Task material:
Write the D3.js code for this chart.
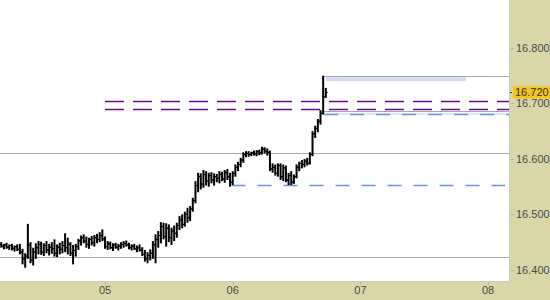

...

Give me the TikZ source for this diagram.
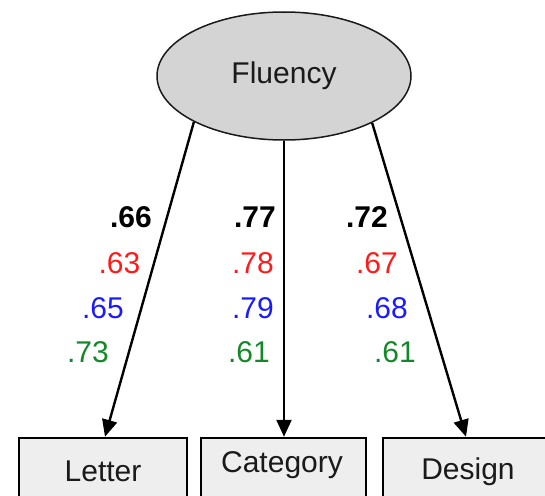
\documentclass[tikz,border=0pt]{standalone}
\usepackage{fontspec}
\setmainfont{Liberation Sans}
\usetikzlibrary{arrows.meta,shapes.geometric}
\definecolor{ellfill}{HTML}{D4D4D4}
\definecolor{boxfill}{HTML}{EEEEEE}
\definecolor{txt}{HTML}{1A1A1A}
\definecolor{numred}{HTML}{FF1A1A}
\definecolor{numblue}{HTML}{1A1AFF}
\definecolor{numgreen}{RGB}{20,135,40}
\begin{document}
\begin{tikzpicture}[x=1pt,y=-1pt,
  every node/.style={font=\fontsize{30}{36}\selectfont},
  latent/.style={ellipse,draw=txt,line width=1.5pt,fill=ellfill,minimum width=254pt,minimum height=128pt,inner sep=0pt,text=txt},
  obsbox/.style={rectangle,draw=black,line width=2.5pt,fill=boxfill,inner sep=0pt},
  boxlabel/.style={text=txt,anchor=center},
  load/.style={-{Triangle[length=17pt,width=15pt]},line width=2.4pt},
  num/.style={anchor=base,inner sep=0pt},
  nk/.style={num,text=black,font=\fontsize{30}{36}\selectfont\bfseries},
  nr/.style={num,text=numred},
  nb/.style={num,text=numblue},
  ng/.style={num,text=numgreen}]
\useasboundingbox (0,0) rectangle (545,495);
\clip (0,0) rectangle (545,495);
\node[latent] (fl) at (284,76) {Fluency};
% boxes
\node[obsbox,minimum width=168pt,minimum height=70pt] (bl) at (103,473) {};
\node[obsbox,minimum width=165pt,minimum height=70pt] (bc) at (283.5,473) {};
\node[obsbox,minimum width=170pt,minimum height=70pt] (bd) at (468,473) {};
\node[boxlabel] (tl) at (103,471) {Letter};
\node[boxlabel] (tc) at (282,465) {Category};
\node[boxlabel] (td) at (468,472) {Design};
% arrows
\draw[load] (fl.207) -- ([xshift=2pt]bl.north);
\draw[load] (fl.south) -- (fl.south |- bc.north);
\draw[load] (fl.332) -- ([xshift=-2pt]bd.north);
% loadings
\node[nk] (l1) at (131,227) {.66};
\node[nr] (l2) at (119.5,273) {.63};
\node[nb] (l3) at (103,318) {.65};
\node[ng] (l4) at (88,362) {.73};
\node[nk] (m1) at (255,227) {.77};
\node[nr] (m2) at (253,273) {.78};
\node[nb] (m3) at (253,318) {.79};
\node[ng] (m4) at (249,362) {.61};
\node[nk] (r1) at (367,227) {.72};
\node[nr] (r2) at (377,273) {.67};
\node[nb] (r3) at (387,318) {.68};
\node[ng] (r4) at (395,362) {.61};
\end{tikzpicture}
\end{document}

Goal:
From the data above, copy each line where the string "this" appears.

The result:
Write the D3.js code for this chart.
Give me the TikZ source for this diagram.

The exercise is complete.